How does Hybrid Search Work?
Hybrid search begins by running multiple retrieval methods in parallel. Typically, lexical search retrieves and ranks candidates using BM25, which is almost always the best baseline for lexical retrieval. At the same time, a vector search retrieves candidates using dense embeddings. Each method produces its own ranked list based on its internal scoring rules.
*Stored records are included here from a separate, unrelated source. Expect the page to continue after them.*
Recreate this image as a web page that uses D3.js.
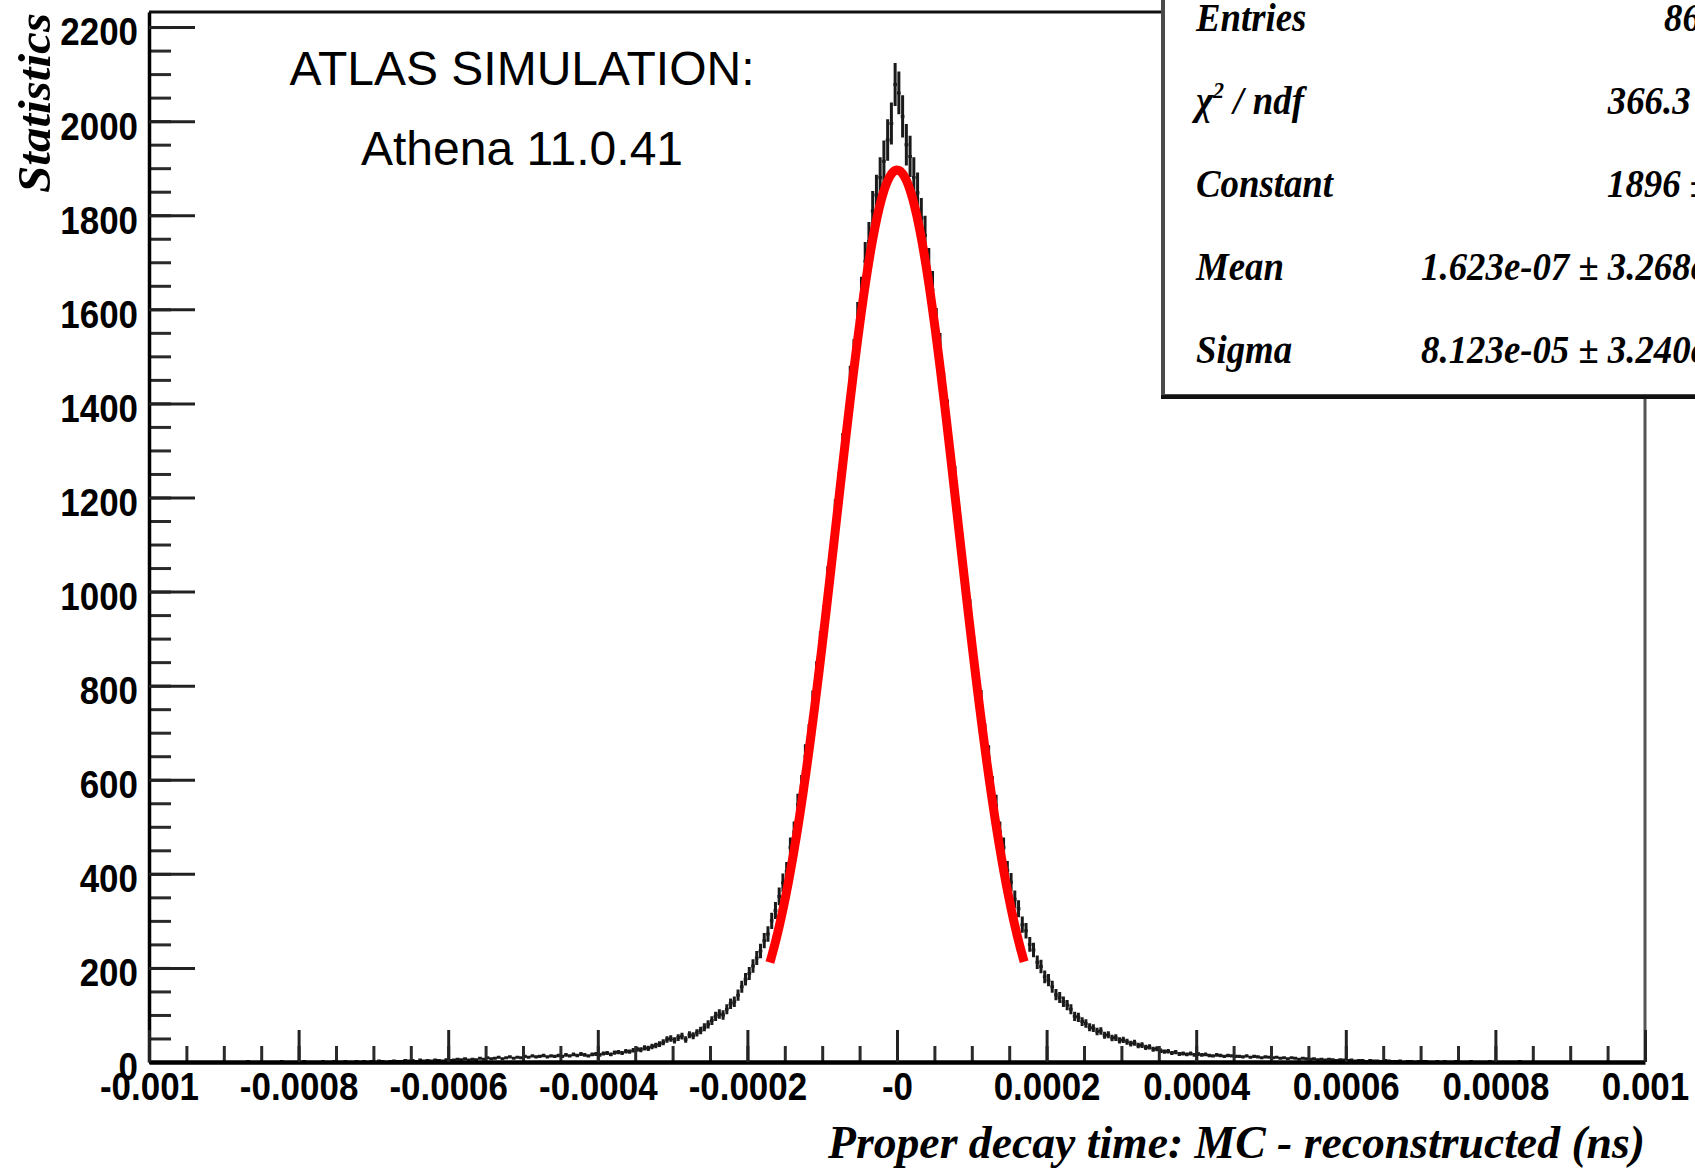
<!DOCTYPE html>
<html>
<head>
<meta charset="utf-8">
<script src="https://cdn.jsdelivr.net/npm/d3@7"></script>
<style>
  html, body { margin: 0; padding: 0; background: #fff; }
  svg { display: block; }
</style>
</head>
<body>
<svg id="chart" width="1695" height="1170"></svg>
<script>
// ---- Histogram: proper decay time residual, 400 bins on [-0.001, 0.001] ns ----
const histLow = -0.001;
const histHigh = 0.001;

// bins 0..199 (negative side)
const countsNeg = [
  0,0,0,0,0,0,0,0,0,0,
  0,0,0,0,0,0,0,0,0,0,
  0,0,0,0,0,0,1,0,0,0,
  0,0,0,0,0,1,0,0,0,0,
  0,1,0,0,0,0,1,0,0,1,
  0,0,1,0,0,1,0,1,0,
  1,0,2,1,0,1,2,1,1,3,
  2,3,1,4,2,3,2,4,3,2,
  5,3,4,6,5,7,4,6,5,8,
  6,9,7,8,10,7,9,11,8,10,
  9,12,10,13,11,12,14,11,13,12,
  14,12,15,13,16,14,17,15,13,16,
  17,15,18,19,16,20,21,19,23,22,
  25,27,26,30,29,33,35,38,42,48,
  50,46,52,55,48,58,56,62,67,74,
  80,88,97,102,100,112,124,128,142,160,
  176,188,204,221,236,258,272,300,322,352,
  381,405,456,489,547,586,650,692,762,823,
  886,941,1022,1079,1162,1219,1301,1358,1442,1498,
  1576,1629,1702,1744,1809,1843,1880,1915,1960,1995,
  2078
];

// bins 200..399 (positive side)
const countsPos = [
  2060,
  2010,1950,1925,1880,1848,1794,1757,1689,1641,1563,
  1511,1428,1371,1290,1232,1149,1090,1009,953,876,
  812,763,693,648,584,545,489,456,407,382,
  346,326,292,279,250,238,212,203,181,174,
  160,143,137,128,121,112,97,95,86,82,
  74,72,65,66,57,58,51,52,46,47,
  43,39,41,35,36,31,32,27,28,24,
  22,23,19,21,17,18,16,18,15,17,
  15,16,14,13,15,14,12,14,13,12,
  12,11,13,10,12,11,9,11,10,9,
  10,8,9,7,9,8,6,8,7,6,
  7,5,6,4,6,5,3,5,4,3,
  4,2,3,3,1,3,2,2,1,3,
  2,1,1,2,0,1,1,0,1,1,
  1,0,0,1,0,1,0,0,1,0,
  0,0,1,0,0,0,0,1,0,0,
  0,0,0,0,0,1,0,0,0,0,
  0,0,0,0,0,0,0,0,0,0,
  0,0,0,0,0,0,0,0,0,0,
  0,0,0,0,0,0,0,0,0
];

// ---- Gaussian fit result ----
const fitConstant = 1896;
const fitMean = 1.623e-07;
const fitSigma = 8.123e-05;
const fitRange = [-0.00017, 0.00017];

// ---- Axis ticks and labels ----
const xTickValues = [-0.001, -0.0008, -0.0006, -0.0004, -0.0002, 0, 0.0002, 0.0004, 0.0006, 0.0008, 0.001];
const xTickLabels = ["-0.001", "-0.0008", "-0.0006", "-0.0004", "-0.0002", "-0", "0.0002", "0.0004", "0.0006", "0.0008", "0.001"];
const yTickValues = [0, 200, 400, 600, 800, 1000, 1200, 1400, 1600, 1800, 2000, 2200];
const yTickLabels = ["0", "200", "400", "600", "800", "1000", "1200", "1400", "1600", "1800", "2000", "2200"];
const yMax = 2232;

// ---- Text ----
const xTitle = "Proper decay time: MC - reconstructed (ns)";
const yTitle = "Statistics";
const noteLines = ["ATLAS SIMULATION:", "Athena 11.0.41"];
const statLabels = ["Entries", "chi2", "Constant", "Mean", "Sigma"];
const statValues = ["", "366.3 / 65", "1896 \u00b1 10", "1.623e-07 \u00b1 3.268e-07", "8.123e-05 \u00b1 3.240e-07"];

// ------------------------------------------------------------------
const binCounts = countsNeg.concat(countsPos);
const nBins = binCounts.length;
const binW = (histHigh - histLow) / nBins;

const frame = { left: 149, right: 1645, top: 12, bottom: 1062 };
const svg = d3.select("#chart");
svg.append("rect").attr("width", 1695).attr("height", 1170).attr("fill", "#fff");

const x = d3.scaleLinear().domain([histLow, histHigh]).range([frame.left, frame.right]);
const y = d3.scaleLinear().domain([0, yMax]).range([frame.bottom, frame.top]);

const serif = "'Liberation Serif', 'Times New Roman', serif";
const sans = "'Liberation Sans', Arial, Helvetica, sans-serif";
const squeeze = 0.92;

// Histogram drawn ROOT-style with error bars
const hp = d3.path();
binCounts.forEach((n, i) => {
  if (n <= 0) return;
  const lo = histLow + i * binW, hi = lo + binW, mid = lo + binW / 2;
  const e = Math.sqrt(n);
  hp.moveTo(x(lo), y(n)); hp.lineTo(x(hi), y(n));
  hp.moveTo(x(mid), y(n + e)); hp.lineTo(x(mid), y(Math.max(0, n - e)));
});
svg.append("path")
  .attr("d", hp.toString())
  .attr("fill", "none")
  .attr("stroke", "#1a1a1a")
  .attr("stroke-width", 3);

// Fitted Gaussian over the fit range
const nSamp = 300;
const fitPts = d3.range(nSamp + 1).map(k => {
  const t = fitRange[0] + (fitRange[1] - fitRange[0]) * k / nSamp;
  const z = (t - fitMean) / fitSigma;
  return [t, fitConstant * Math.exp(-0.5 * z * z)];
});
svg.append("path")
  .datum(fitPts)
  .attr("d", d3.line().x(d => x(d[0])).y(d => y(d[1])))
  .attr("fill", "none")
  .attr("stroke", "#ff0000")
  .attr("stroke-width", 9);

// Frame top / right
svg.append("line").attr("x1", frame.left).attr("x2", frame.right)
  .attr("y1", frame.top).attr("y2", frame.top)
  .attr("stroke", "#111").attr("stroke-width", 3);
svg.append("line").attr("x1", frame.right).attr("x2", frame.right)
  .attr("y1", frame.top).attr("y2", frame.bottom)
  .attr("stroke", "#555").attr("stroke-width", 3);

// Y axis: minor then major ticks (inward)
const yMinor = d3.range(0, yMax, 50);
const gyMinor = svg.append("g").attr("transform", `translate(${frame.left},0)`)
  .call(d3.axisLeft(y).tickValues(yMinor).tickSizeInner(-22).tickSizeOuter(0).tickFormat(""));
gyMinor.select(".domain").remove();
gyMinor.selectAll(".tick line").attr("stroke", "#2a2a2a").attr("stroke-width", 3);

const gy = svg.append("g").attr("transform", `translate(${frame.left},0)`)
  .call(d3.axisLeft(y).tickValues(yTickValues).tickSizeInner(-46).tickSizeOuter(0)
    .tickPadding(11).tickFormat((d, i) => yTickLabels[i]));
gy.select(".domain").attr("stroke", "#000").attr("stroke-width", 3.5);
gy.selectAll(".tick line").attr("stroke", "#222").attr("stroke-width", 3);
gy.selectAll(".tick text")
  .attr("x", -11 / squeeze)
  .attr("dy", "0.47em")
  .attr("transform", `scale(${squeeze},1)`)
  .attr("fill", "#000")
  .style("font-family", sans)
  .style("font-weight", "bold")
  .style("font-size", "38px");

// X axis: minor then major ticks (inward)
const xMinor = d3.range(0, 41).map(k => histLow + k * 0.00005);
const gxMinor = svg.append("g").attr("transform", `translate(0,${frame.bottom})`)
  .call(d3.axisBottom(x).tickValues(xMinor).tickSizeInner(-16).tickSizeOuter(0).tickFormat(""));
gxMinor.select(".domain").remove();
gxMinor.selectAll(".tick line").attr("stroke", "#2a2a2a").attr("stroke-width", 3);

const gx = svg.append("g").attr("transform", `translate(0,${frame.bottom})`)
  .call(d3.axisBottom(x).tickValues(xTickValues).tickSizeInner(-32).tickSizeOuter(0)
    .tickPadding(38).tickFormat((d, i) => xTickLabels[i]));
gx.select(".domain").attr("stroke", "#000").attr("stroke-width", 4.5);
gx.selectAll(".tick line").attr("stroke", "#222").attr("stroke-width", 3);
gx.selectAll(".tick text")
  .attr("dy", "0")
  .attr("transform", `scale(${squeeze},1)`)
  .attr("fill", "#000")
  .style("font-family", sans)
  .style("font-weight", "bold")
  .style("font-size", "38px");

// Axis titles
svg.append("text")
  .attr("x", frame.right).attr("y", 1158)
  .attr("text-anchor", "end")
  .attr("textLength", 817).attr("lengthAdjust", "spacingAndGlyphs")
  .style("font-family", serif).style("font-style", "italic").style("font-weight", "bold")
  .style("font-size", "46px").attr("fill", "#000")
  .text(xTitle);

svg.append("text")
  .attr("transform", "translate(50,13) rotate(-90)")
  .attr("text-anchor", "end")
  .attr("textLength", 180).attr("lengthAdjust", "spacingAndGlyphs")
  .style("font-family", serif).style("font-style", "italic").style("font-weight", "bold")
  .style("font-size", "47px").attr("fill", "#000")
  .text(yTitle);

// Statistics box (extends past the top and right edges)
const box = { x: 1163, y: -30, w: 700, bottom: 396 };
svg.append("rect")
  .attr("x", box.x).attr("y", box.y)
  .attr("width", box.w).attr("height", box.bottom - box.y)
  .attr("fill", "#fff").attr("stroke", "#4a4a4a").attr("stroke-width", 4);
svg.append("line")
  .attr("x1", box.x - 2).attr("x2", box.x + box.w)
  .attr("y1", box.bottom + 1).attr("y2", box.bottom + 1)
  .attr("stroke", "#111").attr("stroke-width", 4);

const rowBase = [31, 114, 197, 280, 363];
const entries = d3.sum(binCounts);
statLabels.forEach((lab, i) => {
  const gl = svg.append("g").attr("transform", `translate(1196,${rowBase[i]}) scale(${squeeze},1)`);
  const t = gl.append("text")
    .style("font-family", serif).style("font-style", "italic").style("font-weight", "bold")
    .style("font-size", "40px").attr("fill", "#000");
  if (lab === "chi2") {
    t.append("tspan").text("\u03c7");
    t.append("tspan").attr("dy", -16).style("font-size", "24px").text("2");
    t.append("tspan").attr("dy", 16).text(" / ndf");
  } else {
    t.text(lab);
  }
  const val = i === 0 ? String(entries) : statValues[i];
  svg.append("g").attr("transform", `translate(1756,${rowBase[i]}) scale(${squeeze},1)`)
    .append("text")
    .attr("text-anchor", "end")
    .style("font-family", serif).style("font-style", "italic").style("font-weight", "bold")
    .style("font-size", "40px").attr("fill", "#000")
    .text(val);
});

// Simulation note
svg.selectAll("text.note")
  .data(noteLines)
  .join("text")
  .attr("class", "note")
  .attr("x", 522)
  .attr("y", (d, i) => [85, 165][i])
  .attr("text-anchor", "middle")
  .style("font-family", sans)
  .style("font-size", "48px")
  .attr("fill", "#000")
  .text(d => d);
</script>
</body>
</html>
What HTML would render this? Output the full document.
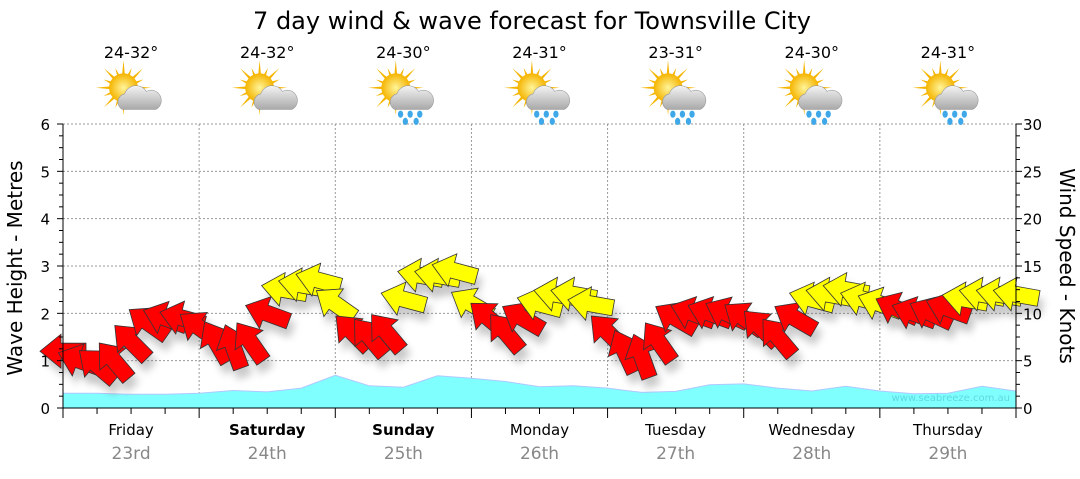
<!DOCTYPE html>
<html><head><meta charset="utf-8"><style>
body{margin:0;background:#fff;width:1080px;height:475px;overflow:hidden;font-family:"DejaVu Sans","Liberation Sans",sans-serif}
text{font-family:"DejaVu Sans","Liberation Sans",sans-serif}
</style></head><body>
<svg id="chart" width="1080" height="475">
<defs>
<filter id="sh" x="-50%" y="-50%" width="200%" height="200%"><feGaussianBlur stdDeviation="4"/></filter>
<radialGradient id="sun" cx="0.5" cy="0.5" r="0.5"><stop offset="0" stop-color="#fff59a"/><stop offset="1" stop-color="#f5b400"/></radialGradient>
<linearGradient id="cloud" x1="0" y1="0" x2="0" y2="1"><stop offset="0" stop-color="#f4f4f4"/><stop offset="1" stop-color="#a9a9a9"/></linearGradient>
</defs>
<text x="532" y="29" font-size="24" text-anchor="middle">7 day wind &amp; wave forecast for Townsville City</text>
<g id="grid"></g>
<g id="wave"></g>
<g id="shadows" opacity="0.35"></g>
<g id="arrows"></g>
<g id="axes"></g>
<g id="topg"></g>
<text x="1010" y="401" font-size="10" fill="#5fd8e0" text-anchor="end">www.seabreeze.com.au</text>
<text transform="translate(22,268) rotate(-90)" font-size="20" text-anchor="middle">Wave Height - Metres</text>
<text transform="translate(1060,266) rotate(90)" font-size="20" text-anchor="middle">Wind Speed - Knots</text>
</svg>
<script>
const days=["Friday","Saturday","Sunday","Monday","Tuesday","Wednesday","Thursday"];
const dates=["23rd","24th","25th","26th","27th","28th","29th"];
const boldDays=[false,true,true,false,false,false,false];
const temps=["24-32°","24-32°","24-30°","24-31°","23-31°","24-30°","24-31°"];
const rain=[false,false,true,true,true,true,true];
const waveHeights=[0.31,0.31,0.29,0.29,0.31,0.37,0.34,0.42,0.69,0.47,0.44,0.68,0.63,0.56,0.45,0.47,0.42,0.33,0.35,0.49,0.51,0.42,0.36,0.46,0.36,0.30,0.31,0.46,0.36];
const windSpeeds=[6,5,4.5,5,7,9,9.5,9.5, 8.5,7,6.5,7,10,12.5,13,13.5, 11,8,7.5,8,11.5,14,14,14.5, 11,9.5,8,9.5,11,12,12,11, 8,6,5.5,7,9.5,10,10,10, 9.5,8.5,7.5,9.5,11.5,12,12.5,11.5, 11,10.5,10,10,10.5,11.5,12,12,12];
const windDirs=[180,200,220,230,225,215,200,195, 215,240,250,235,200,190,190,195, 215,225,230,230,195,190,190,195, 210,220,230,210,195,190,190,190, 225,245,250,235,210,200,200,205, 215,225,230,210,195,190,190,195, 200,205,200,205,200,190,190,190,190];
const leftTicks=[0,1,2,3,4,5,6];
const rightTicks=[0,5,10,15,20,25,30];

const NS="http://www.w3.org/2000/svg";
const X0=63,X1=1016,Y0=408,Y1=124,DAYW=(X1-X0)/7;
const yM=v=>Y0-(v/6)*(Y0-Y1);
const yK=v=>Y0-(v/30)*(Y0-Y1);
const xH=h=>X0+h/168*(X1-X0);
function el(t,a,p){const e=document.createElementNS(NS,t);for(const k in a)e.setAttribute(k,a[k]);p.appendChild(e);return e;}
const grid=document.getElementById('grid'),axes=document.getElementById('axes'),topG=document.getElementById('topg');
leftTicks.forEach(v=>{if(v>0){const l=el('line',{x1:X0,x2:X1,y1:yM(v),y2:yM(v),stroke:'#999','stroke-dasharray':'2,2'},grid);

}});
for(let d=1;d<7;d++){const l=el('line',{x1:X0+d*DAYW,x2:X0+d*DAYW,y1:Y1,y2:Y0,stroke:'#999','stroke-dasharray':'2,2'},grid);

}
let d='M'+X0+','+Y0;
waveHeights.forEach((v,i)=>{d+=' L'+xH(i*6).toFixed(1)+','+yM(v).toFixed(1);});
d+=' L'+X1+','+Y0+' Z';
const wa=el('path',{d:d,fill:'#80ffff',stroke:'#b0c8ff','stroke-width':1},document.getElementById('wave'));


const arr=document.getElementById('arrows'),shd=document.getElementById('shadows');
const pts="-23,-8 2,-8 2,-17 23,0 2,17 2,8 -23,8";
windSpeeds.forEach((v,i)=>{
  const x=xH(i*3),y=yK(v);
  const s=el('polygon',{points:pts,fill:'#666',filter:'url(#sh)',transform:`translate(${x+4},${y+9}) rotate(${windDirs[i]})`},shd);
  
  
  const a=el('polygon',{points:pts,fill:v>=11?'#ffff00':'#ff0000',stroke:'#333','stroke-width':0.8,transform:`translate(${x},${y}) rotate(${windDirs[i]})`},arr);
  
  
});
el('line',{x1:X0,x2:X0,y1:Y1,y2:Y0,stroke:'#000'},axes);
el('line',{x1:X1,x2:X1,y1:Y1,y2:Y0,stroke:'#000'},axes);
el('line',{x1:X0,x2:X1,y1:Y0,y2:Y0,stroke:'#000'},axes);
for(let k=0;k<=24;k++){const y=Y0-k*(Y0-Y1)/24,len=k%4==0?6:4;
  el('line',{x1:X0-len,x2:X0,y1:y,y2:y,stroke:'#000'},axes);
  el('line',{x1:X1,x2:X1+len,y1:y,y2:y,stroke:'#000'},axes);}
leftTicks.forEach(v=>{const t=el('text',{x:50,y:yM(v)+6,'font-size':15,'text-anchor':'end'},axes);t.textContent=v;

});
rightTicks.forEach(v=>{const t=el('text',{x:1023,y:yK(v)+6,'font-size':15},axes);t.textContent=v;

});
for(let k=0;k<=28;k++){const x=X0+k*DAYW/4;el('line',{x1:x,x2:x,y1:Y0,y2:Y0+(k%4==0?10:6),stroke:'#000'},axes);}
days.forEach((n,i)=>{const cx=X0+DAYW*(i+0.5);
  const t=el('text',{x:cx,y:435,'font-size':15,'text-anchor':'middle','font-weight':boldDays[i]?'bold':'normal'},axes);t.textContent=n;
  
  
  const t2=el('text',{x:cx,y:459,'font-size':17,'text-anchor':'middle',fill:'#888'},axes);t2.textContent=dates[i];
  
  
  const t3=el('text',{x:cx,y:58,'font-size':16,'text-anchor':'middle'},topG);t3.textContent=temps[i];
  
  
  const g=el('g',{transform:`translate(${cx+2},95) scale(1.2)`},topG);
  
  
  for(let r=0;r<16;r++){const an=r*22.5*Math.PI/180,L=r%2?18:23;
    el('polygon',{points:`${-8+Math.cos(an)*L},${-6+Math.sin(an)*L} ${-8+Math.cos(an+0.15)*9},${-6+Math.sin(an+0.15)*9} ${-8+Math.cos(an-0.15)*9},${-6+Math.sin(an-0.15)*9}`,fill:'#f5b400'},g);}
  el('circle',{cx:-8,cy:-6,r:12,fill:'url(#sun)'},g);
  el('path',{d:'M-9,12 a7,7 0 0,1 2,-13 a10,10 0 0,1 18,-2 a8,8 0 0,1 8,15 z',fill:'url(#cloud)',stroke:'#999','stroke-width':0.5},g);
  if(rain[i]){[[-4,16],[4,16],[12,16],[0,22],[9,22]].forEach(p=>el('ellipse',{cx:p[0],cy:p[1],rx:2.2,ry:3,fill:'#3fa8e8'},g));}
});
</script>
</body></html>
At query time, these lists need to be merged into a single final ranking. The scores from each method cannot be directly compared as lexical scores and vector measures use varying scales. However, techniques like Reciprocal Rank Fusion (RRF) ignore raw scores entirely and strictly use the rank position of each document within its own list. RRF assigns each document a fused score.
Summary
Lexical, semantic, and hybrid search methods exist because users express intent in different ways. Some queries rely on exact tokens, while others rely on context. Each retrieval method optimizes for a different type of relevance.
Beyond choosing retrieval methods, query rewriting (expanding or modifying queries before search) and reranking (adjusting results after retrieval) are equally important for improving search quality. These techniques can significantly enhance any underlying search approach. Modern applications like Retrieval-Augmented Generation (RAG) rely heavily on these search fundamentals to provide relevant context to language models.
One practical challenge that many teams face is when their applications require search in a separate system from their primary database (e.g. Elasticsearch and Postgres). In cases like these, the burden falls on developers to keep both systems consistent.
Modern database engines that support both lexical and semantic search natively help by running retrieval methods directly on database rows, eliminating the need for separate index-sync pipelines.